The underlying portfolio of corporate loans consists of 25 individual obligors from 16 different industry categories with a WAR of BBB. However, excluding the defaulted loan which will not be contributing cashflows to the transaction going forward apart from potential recoveries (if any), the portfolio WAR in respect of the remaining 24 obligors is at A-/BBB+. Given the WAR of A-/BBB+, MARC ran a series of stress tests at each rating level to assess the ability of the senior and mezzanine bonds to withstand revised default rates employed (default rates increases for each rating level as WAR declines or deteriorates) on the remaining RM955.0 million loan portfolio. MARC is of the opinion that the senior and mezzanine bonds are resilient against further downgrades up to the portfolio WAR of BBB+.

During the current review, the portfolio experienced 10 downgrades, two of which were downgraded to BBB- and D respectively; and three upgrades. The loan borrower which was downgraded to BBB- belongs to the transportation industry and the BBB- rating triggers a mandatory loan repayment. A loan borrower was downgraded to D following its failure to make interest payment due on the interest payment date, 5th June 2006. The borrower belongs to building, material and real estate sector. Kerisma has since declared an event of default and the trustee has issued a letter of demand on 10 July 2006 to recover the outstanding loan amount of RM45.0 million. Apart from the downgrades of the two obligors to BBB- and D, the other downgrades are attributed to deteriorating credit quality due to tougher operating environment brought about by cut-back in government spending, rising oil prices, rising inflation rate and overall increase in cost of doing business. While the decline in credit quality of some of the obligors is attributed to these factors, the performance of the portfolio is to some extent dependent on corporate behaviour, such as, maintaining a prudent leverage, not pursuing risky diversification, amongst others.

For the period under review, Kerisma adhered to the performance tests under this CLO programme, namely the Overcollateralization Test (OC) and Interest Coverage Test (IC). As at June 2006, Kerisma posted overcollateralization ratios of 114.9% and 111.1% respectively for the senior and mezzanine bonds, well above the covenanted level of 105.0% and 104.0% respectively. In addition, Kerisma’s interest coverage ratios were reported at 194.5% and 187.5% for Senior and Mezzanine bonds respectively, against the minimum required ratio of 120%. As additional credit enhancement to the bondholders (besides the OC and IC tests), RM26.1 million in the liquidity reserve account, acts as a liquidity buffer to meet potential shortfall in the interest payments from the loans for senior and mezzanine bonds as well as to cover for losses (from defaults) suffered on the underlying portfolio.
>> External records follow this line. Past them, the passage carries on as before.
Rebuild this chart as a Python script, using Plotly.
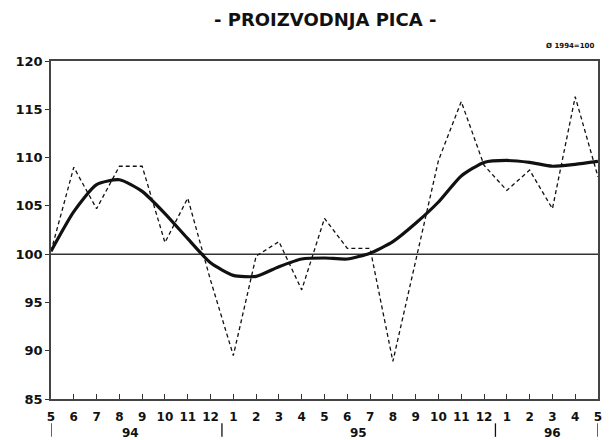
import plotly.graph_objects as go

months = ["5", "6", "7", "8", "9", "10", "11", "12",
          "1", "2", "3", "4", "5", "6", "7", "8", "9", "10", "11", "12",
          "1", "2", "3", "4", "5"]
years = ["94", "95", "96"]
year_centers = [3.5, 13.5, 22.0]
year_breaks = [0, 7.5, 19.5, 24]

production = [100.3, 109.0, 104.7, 109.1, 109.1, 101.2, 105.8, 97.3,
              89.5, 99.8, 101.3, 96.3, 103.7, 100.6, 100.6, 88.9, 99.3, 109.7, 115.8, 109.2,
              106.6, 108.7, 104.7, 116.3, 108.0]
trend = [100.3, 104.4, 107.2, 107.7, 106.5, 104.2, 101.6, 99.1,
         97.8, 97.7, 98.7, 99.5, 99.6, 99.5, 100.1, 101.3, 103.2, 105.4, 108.1, 109.5,
         109.7, 109.5, 109.1, 109.3, 109.6]
y_ticks = [85, 90, 95, 100, 105, 110, 115, 120]

x = list(range(len(months)))
FONT = "DejaVu Sans"
INK = "#111111"

fig = go.Figure()
fig.add_trace(go.Scatter(x=x, y=production, mode="lines",
                         line=dict(color=INK, width=1.3, dash="4px,3px"),
                         showlegend=False, hoverinfo="skip"))
fig.add_trace(go.Scatter(x=x, y=trend, mode="lines",
                         line=dict(color=INK, width=3.2, shape="spline", smoothing=0.6),
                         showlegend=False, hoverinfo="skip"))

shapes = [dict(type="line", xref="paper", x0=0, x1=1, yref="y", y0=100, y1=100,
               line=dict(color="#333333", width=1.5), layer="below")]
for b in year_breaks:
    shapes.append(dict(type="line", xref="x", x0=b, x1=b, yref="paper",
                       y0=-0.072, y1=-0.112, line=dict(color=INK, width=1.3)))

annotations = [
    dict(text="- PROIZVODNJA PICA -", xref="paper", yref="paper", x=0.5, y=1.123,
         showarrow=False, font=dict(family=FONT, size=18, color=INK, weight="bold"),
         xanchor="center", yanchor="middle"),
    dict(text="Ø 1994=100", xref="paper", yref="paper", x=0.996, y=1.044,
         showarrow=False, font=dict(family=FONT, size=7, color=INK, weight="bold"),
         xanchor="right", yanchor="middle"),
]
for lbl, c in zip(years, year_centers):
    annotations.append(dict(text=lbl, xref="x", yref="paper", x=c, y=-0.1,
                            showarrow=False, xanchor="center", yanchor="middle",
                            font=dict(family=FONT, size=12, color=INK, weight="bold")))

fig.update_layout(
    width=602, height=432,
    margin=dict(l=40, r=8, t=53, b=41),
    paper_bgcolor="white", plot_bgcolor="white",
    shapes=shapes, annotations=annotations,
    font=dict(family=FONT, color=INK),
)
fig.update_xaxes(range=[0, 24], tickvals=x, ticktext=months,
                 ticks="inside", ticklen=5, tickcolor="#333333", tickwidth=1.2,
                 showline=True, linecolor="#444444", linewidth=1.5, mirror=True,
                 showgrid=False, zeroline=False, ticklabelstandoff=6,
                 tickfont=dict(family=FONT, size=12, color=INK, weight="bold"))
fig.update_yaxes(range=[85, 120], tickvals=y_ticks,
                 ticks="outside", ticklen=4, tickcolor="#333333", tickwidth=1.2,
                 showline=True, linecolor="#444444", linewidth=1.5, mirror=True,
                 showgrid=False, zeroline=False,
                 tickfont=dict(family=FONT, size=13, color=INK, weight="bold"))

fig.write_html("out.html")
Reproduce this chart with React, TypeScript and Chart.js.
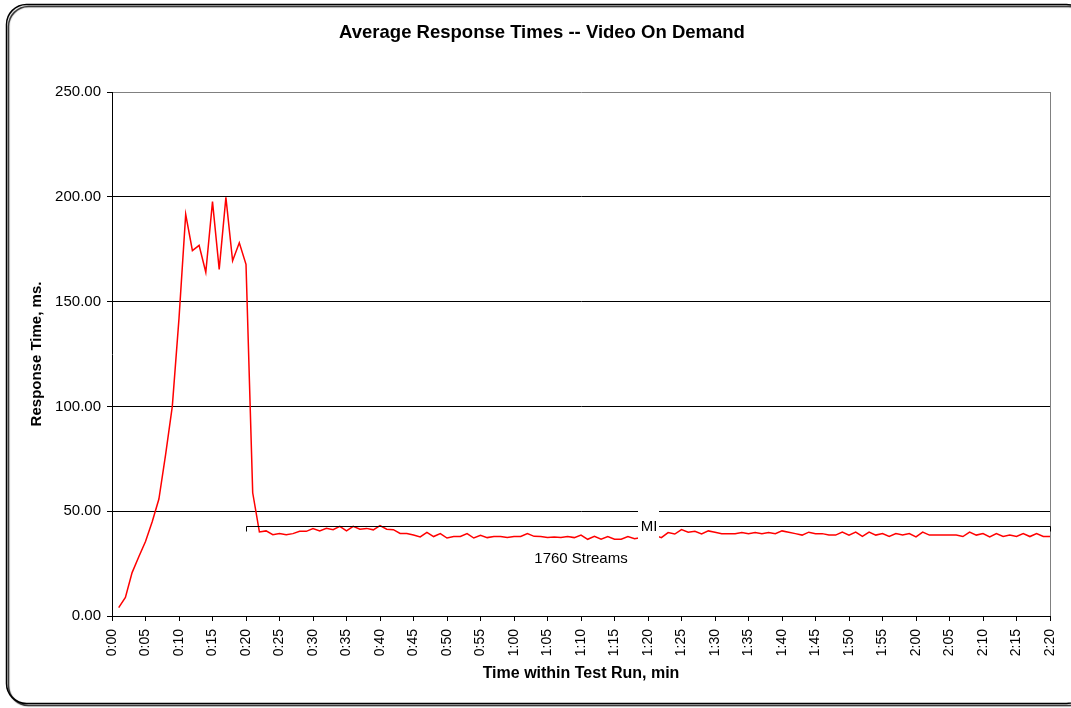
import React, { useEffect, useRef } from "react";
import { Chart, registerables } from "chart.js";

Chart.register(...registerables);

const TITLE = "Average Response Times -- Video On Demand";
const Y_TITLE = "Response Time, ms.";
const X_TITLE = "Time within Test Run, min";

// minutes 1..140
const MINUTES: number[] = Array.from({ length: 140 }, (_, i) => i + 1);

const RESPONSE_MS: number[] = [
  4.0, 8.9, 20.7, 28.3, 35.5, 45.0, 55.8, 77.0, 100.0, 142.0,
  191.6, 174.3, 176.8, 164.0, 197.7, 165.4, 199.7, 169.5, 178.1, 167.8,
  58.8, 40.1, 40.6, 38.8, 39.4, 38.8, 39.3, 40.4, 40.4, 41.7,
  40.6, 41.8, 41.2, 42.8, 40.6, 42.8, 41.4, 41.8, 41.1, 43.1,
  41.4, 41.2, 39.4, 39.4, 38.6, 37.7, 39.9, 37.9, 39.3, 37.2,
  37.9, 37.9, 39.3, 37.2, 38.5, 37.4, 37.9, 37.9, 37.4, 37.9,
  37.9, 39.3, 38.0, 37.9, 37.4, 37.7, 37.4, 37.9, 37.4, 38.6,
  36.6, 38.0, 36.6, 37.9, 36.6, 36.6, 37.9, 36.9, 37.5, 38.0,
  38.5, 37.4, 39.8, 39.1, 41.2, 40.0, 40.4, 39.1, 40.6, 40.0,
  39.3, 39.3, 39.3, 39.8, 39.3, 39.8, 39.3, 39.8, 39.3, 40.6,
  40.0, 39.3, 38.6, 40.0, 39.3, 39.3, 38.6, 38.6, 40.0, 38.6,
  40.0, 38.0, 40.0, 38.6, 39.3, 38.0, 39.3, 38.6, 39.3, 37.7,
  40.0, 38.6, 38.6, 38.6, 38.6, 38.6, 37.9, 40.0, 38.6, 39.3,
  37.7, 39.3, 37.9, 38.6, 37.9, 39.3, 37.9, 39.3, 37.9, 37.9,
];

const X_TICK_LABELS: string[] = [
  "0:00", "0:05", "0:10", "0:15", "0:20", "0:25", "0:30", "0:35", "0:40", "0:45",
  "0:50", "0:55", "1:00", "1:05", "1:10", "1:15", "1:20", "1:25", "1:30", "1:35",
  "1:40", "1:45", "1:50", "1:55", "2:00", "2:05", "2:10", "2:15", "2:20",
];

const Y_TICK_LABELS: string[] = ["0.00", "50.00", "100.00", "150.00", "200.00", "250.00"];

// annotation (bracket) values
const BRACKET_START = 20;
const BRACKET_END = 140;
const BRACKET_LEVEL = 43;
const BRACKET_MARK = "MI";
const BRACKET_MARK_AT = 80;
const PHASE_LABEL = "1760 Streams";
const PHASE_LABEL_AT = 70;
const PHASE_LABEL_LEVEL = 27.5;

const FONT = "'Liberation Sans', Arial, Helvetica, sans-serif";

export default function App() {
  const ref = useRef<HTMLCanvasElement | null>(null);

  useEffect(() => {
    if (!ref.current) return;

    const decor = {
      id: "decor",
      beforeDraw(chart: any) {
        const ctx = chart.ctx;
        ctx.save();
        ctx.fillStyle = "#fff";
        ctx.fillRect(0, 0, chart.width, chart.height);
        ctx.shadowColor = "rgba(0,0,0,0.9)";
        ctx.shadowOffsetX = 2;
        ctx.shadowOffsetY = 2;
        ctx.shadowBlur = 1;
        ctx.strokeStyle = "#000";
        ctx.lineWidth = 1.5;
        ctx.beginPath();
        (ctx as any).roundRect(6.5, 4.5, 1080, 699, 20);
        ctx.stroke();
        ctx.restore();
      },
      afterDatasetsDraw(chart: any) {
        const ctx = chart.ctx;
        const xs = chart.scales.x;
        const ys = chart.scales.y;
        const area = chart.chartArea;
        ctx.save();
        ctx.strokeStyle = "#808080";
        ctx.lineWidth = 1;
        ctx.beginPath();
        ctx.moveTo(Math.round(area.right) + 0.5, area.top);
        ctx.lineTo(Math.round(area.right) + 0.5, area.bottom);
        ctx.stroke();

        const bx1 = Math.round(xs.getPixelForValue(BRACKET_START)) + 0.5;
        const bx2 = Math.round(xs.getPixelForValue(BRACKET_END)) + 0.5;
        const by = Math.round(ys.getPixelForValue(BRACKET_LEVEL)) + 0.5;
        ctx.strokeStyle = "#000";
        ctx.lineWidth = 1;
        ctx.beginPath();
        ctx.moveTo(bx1, by + 5);
        ctx.lineTo(bx1, by);
        ctx.lineTo(bx2, by);
        ctx.lineTo(bx2, by + 5);
        ctx.stroke();

        const mx = xs.getPixelForValue(BRACKET_MARK_AT);
        ctx.fillStyle = "#fff";
        ctx.fillRect(mx - 10, by - 20, 21, 40);
        ctx.fillStyle = "#000";
        ctx.font = `15px ${FONT}`;
        ctx.textAlign = "center";
        ctx.textBaseline = "middle";
        ctx.fillText(BRACKET_MARK, mx + 1, by);

        ctx.font = `15px ${FONT}`;
        ctx.fillText(PHASE_LABEL, xs.getPixelForValue(PHASE_LABEL_AT), ys.getPixelForValue(PHASE_LABEL_LEVEL));

        ctx.font = `bold 18.5px ${FONT}`;
        ctx.fillText(TITLE, 542, 33);
        ctx.font = `bold 16px ${FONT}`;
        ctx.fillText(X_TITLE, (area.left + area.right) / 2, 674);
        ctx.font = `bold 15px ${FONT}`;
        ctx.translate(37, (area.top + area.bottom) / 2);
        ctx.rotate(-Math.PI / 2);
        ctx.fillText(Y_TITLE, 0, 0);
        ctx.restore();
      },
    };

    const chart = new Chart(ref.current, {
      type: "line",
      data: {
        datasets: [
          {
            data: MINUTES.map((m, i) => ({ x: m, y: RESPONSE_MS[i] })),
            borderColor: "#ff0000",
            borderWidth: 1.5,
            pointRadius: 0,
            tension: 0,
            fill: false,
          },
        ],
      },
      options: {
        responsive: false,
        animation: false,
        devicePixelRatio: 1,
        layout: { padding: { left: 0, top: 92, right: 21, bottom: 0 } },
        plugins: {
          legend: { display: false },
          title: { display: false },
          tooltip: { enabled: false },
        },
        scales: {
          x: {
            type: "linear",
            min: 0,
            max: 140,
            afterFit(scale: any) {
              scale.height = 92;
              scale.paddingLeft = 0;
              scale.paddingRight = 0;
            },
            afterBuildTicks(scale: any) {
              scale.ticks = X_TICK_LABELS.map((_, i) => ({ value: i * 5 }));
            },
            ticks: {
              stepSize: 5,
              autoSkip: false,
              maxRotation: 90,
              minRotation: 90,
              padding: 8,
              color: "#000",
              font: { family: FONT, size: 14 },
              callback: (_v: any, i: number) => X_TICK_LABELS[i],
            },
            grid: {
              drawOnChartArea: false,
              drawTicks: true,
              tickLength: 5,
              color: "#000",
              tickColor: "#000",
            },
            border: { color: "#000", width: 1 },
          },
          y: {
            type: "linear",
            min: 0,
            max: 250,
            afterFit(scale: any) {
              scale.width = 112;
              scale.paddingTop = 0;
              scale.paddingBottom = 0;
            },
            ticks: {
              stepSize: 50,
              padding: 6,
              color: "#000",
              font: { family: FONT, size: 15 },
              callback: (_v: any, i: number) => Y_TICK_LABELS[i],
            },
            grid: {
              drawOnChartArea: true,
              drawTicks: true,
              tickLength: 5,
              color: (c: any) => (c.tick && c.tick.value === 250 ? "#808080" : "#000"),
              tickColor: "#000",
            },
            border: { color: "#000", width: 1 },
          },
        },
      },
      plugins: [decor],
    });

    return () => chart.destroy();
  }, []);

  return (
    <div style={{ position: "absolute", left: 0, top: 0, width: 1071, height: 708 }}>
      <canvas ref={ref} width={1071} height={708} style={{ display: "block" }} />
    </div>
  );
}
The liquidity reserve balance includes RM13.1 million of excess interest collections trapped as at June 2006 triggered by the default of one of the obligors. As there is another three years to final legal maturity since the occurrence of the default, MARC expects there is sufficient time to build the reserve account up to targeted RM45.0 million from the excess spread for the benefit of senior and mezzanine bondholders.

MARC continues to monitor the progress of legal action and assess the potential for recovery of the defaulted loan.